Like their counterparts in Isis, many alt-right members are young and internet-savvy. They know how to use the power of the digital world to amplify their messages. Alt-right proponents have a noisy online presence and frequently use trolling as a way to get their message across. In fact, some justify their trolling as a necessary response to perceived ‘bullying’ by liberals, or SJWs (‘social justice warriors’) as they are dubbed.

What threat does alt-right pose?

The rising popularity of the alt-right represents a wider trend towards right-wing social attitudes that has been spreading over the Western world in recent years, driving the rise of Trump and the Brexit vote. The risks stem from deepening of social divisions, increasing hate (especially that directed against Muslims), and making racist ideas become mainstream. This promotes a rise in hate crime and increased victimisation of vulnerable members of society. At the same time, the increase in aggressive right-wing attitudes promotes the exact same kind of social division that groups like Isis seek to ignite. Fearful and divided societies turn against one another, producing disillusioned individuals seeking a cause greater than themselves.
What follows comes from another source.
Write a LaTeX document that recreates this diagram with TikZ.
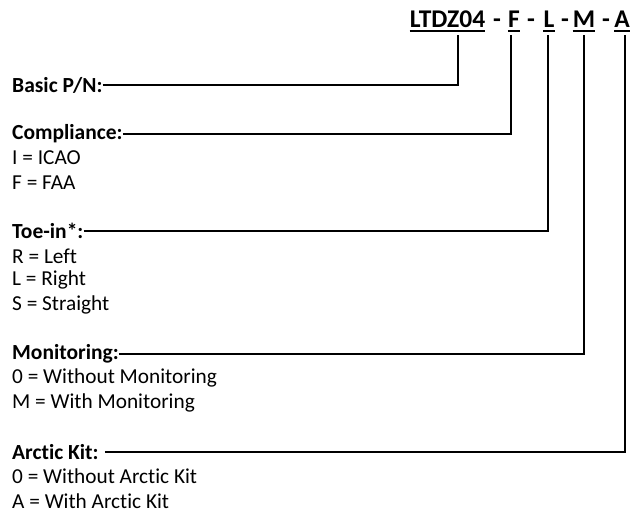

This is where extremists come from. And we must not forget, extremists are not only Isis, but also alt-right.

How can it be counteracted?

Liberals often feel themselves to be superior to the ‘barbaric’ alt-right. Arguably, both groups could benefit from understanding what drives the other side. Liberals tend to live in bubbles, surrounded by people with similar worldviews. The social media echo chamber effect only amplifies this effect, excluding all dissenting viewpoints from the user’s immediate social media feed. But we need to understand what drives people to certain views. They believe that white identity is at stake; but what has caused them to think so? Are their views rooted in fear of losing their identity?